We need to update a counter through our REST API and we're using JSON Patch for our PATCH calls, so it should be something like this:
{"op":"increment", "path":"/counter", "value": 1 }
The problem is JSON Patch doesn't support this type of operation. ADD operation is only supposed to work with arrays, so the closest solution would be to use the REPLACE operation to replace the counter value, but that could result in problems if more than one client tried to update the counter at the same time.
So how should we tackle this problem and how wrong would it be to add a custom operation like increment ?
The problem is JSON Patch doesn't support this type of operation. ADD operation is only supposed to work with arrays, so the closest solution would be to use the REPLACE operation to replace the counter value
replace is the correct answer.
that could result in problems if more than one client tried to update the counter at the same time.
Take a careful look at test, which gives you the semantics necessary to describe a precondition. In effect, your document becomes a description of a compare and swap.
how wrong would it be to add a custom operation like increment ?
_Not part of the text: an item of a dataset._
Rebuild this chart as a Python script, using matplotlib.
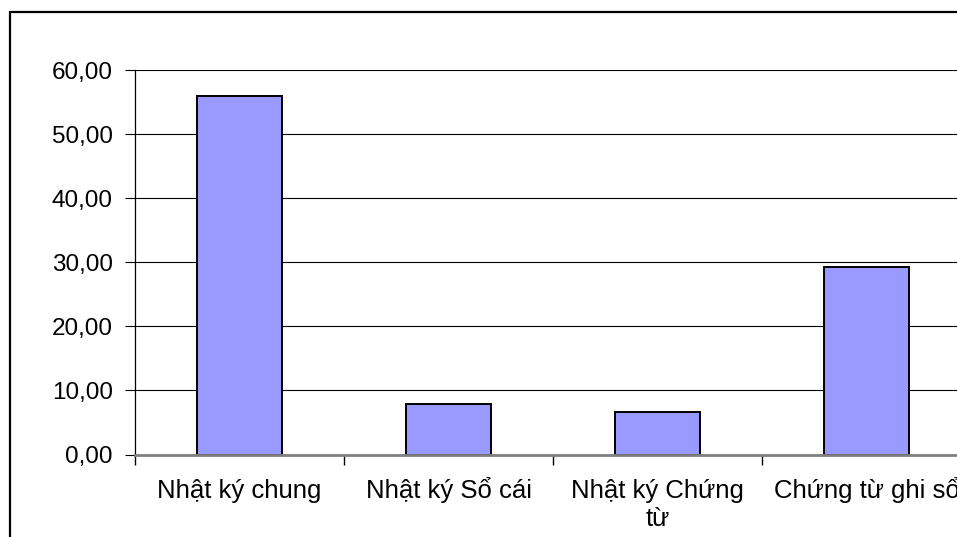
import matplotlib
matplotlib.use("Agg")
import matplotlib.pyplot as plt
from matplotlib.patches import Rectangle
from matplotlib.ticker import FixedLocator, FuncFormatter
from matplotlib.transforms import blended_transform_factory, offset_copy

# Accounting ledger forms and their shares (%)
categories = ["Nhật ký chung", "Nhật ký Sổ cái", "Nhật ký Chứng\ntừ", "Chứng từ ghi sổ"]
values = [55.9, 7.9, 6.7, 29.3]
y_ticks = [0, 10, 20, 30, 40, 50, 60]

plt.rcParams["font.family"] = ["Liberation Sans", "DejaVu Sans"]
FS_Y = 17.5
FS_X = 18.5

W, H = 957, 537
fig = plt.figure(figsize=(W / 100, H / 100), dpi=100)
fig.patch.set_facecolor("white")

# chart frame, running off the right and bottom edges
fig.patches.append(Rectangle((10 / W, -0.1), 1.2, 1.1 - 12 / H, transform=fig.transFigure,
                             fill=False, edgecolor="black", linewidth=1.6, zorder=0))

left, right, bottom, top = 135, 971, 454.5, 70
ax = fig.add_axes([left / W, (H - bottom) / H, (right - left) / W, (bottom - top) / H])
ax.set_facecolor("none")

x = list(range(len(categories)))
ax.bar(x, values, width=0.41, color="#9999FF", edgecolor="black", linewidth=1.4, zorder=3)

ax.set_xlim(-0.5, len(categories) - 0.5)
ax.set_ylim(0, 60)

ax.yaxis.set_major_locator(FixedLocator(y_ticks))
ax.yaxis.set_major_formatter(FuncFormatter(lambda v, p: f"{v:.2f}".replace(".", ",")))
ax.grid(axis="y", color="black", linewidth=0.8, zorder=1)

# category boundaries carry the tick marks; names sit on a shared baseline
ax.set_xticks([])
ax.set_xticks([i - 0.5 for i in range(len(categories) + 1)], minor=True)
ax.tick_params(axis="x", which="minor", length=7, width=1, color="black", direction="out")
ax.tick_params(axis="y", which="major", length=7, width=0.8, direction="out",
               labelsize=FS_Y, pad=9)

trans = blended_transform_factory(ax.transData, ax.transAxes)
for xi, name in zip(x, categories):
    for k, line in enumerate(name.split("\n")):
        t = offset_copy(trans, fig=fig, x=0, y=-(43.5 + 27.5 * k), units="dots")
        ax.text(xi, 0, line, transform=t, ha="center", va="baseline",
                fontsize=FS_X, clip_on=False)

for side in ("top", "right"):
    ax.spines[side].set_visible(False)
ax.spines["left"].set_linewidth(0.9)
ax.spines["left"].set_color("black")
ax.spines["bottom"].set_linewidth(2.0)
ax.spines["bottom"].set_color("#808080")
ax.spines["bottom"].set_zorder(4)

fig.savefig("out.png", dpi=100)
All the way wrong. RFC 6902 clearly states that the set of operations MUST NOT be extended
Operation objects MUST have exactly one "op" member, whose value indicates the operation to perform. Its value MUST be one of "add", "remove", "replace", "move", "copy", or "test"; other values are errors.
You could, of course, define a new specification that includes the operators that you need. But there won't be nearly as much tooling your own vanity patch documents.
In the larger picture, if you are trying to communicate "increment" as opposed to "set", then remote authoring semantics may not be the right choice -- the problem may be trying to tell you that you have the wrong tool in your hand.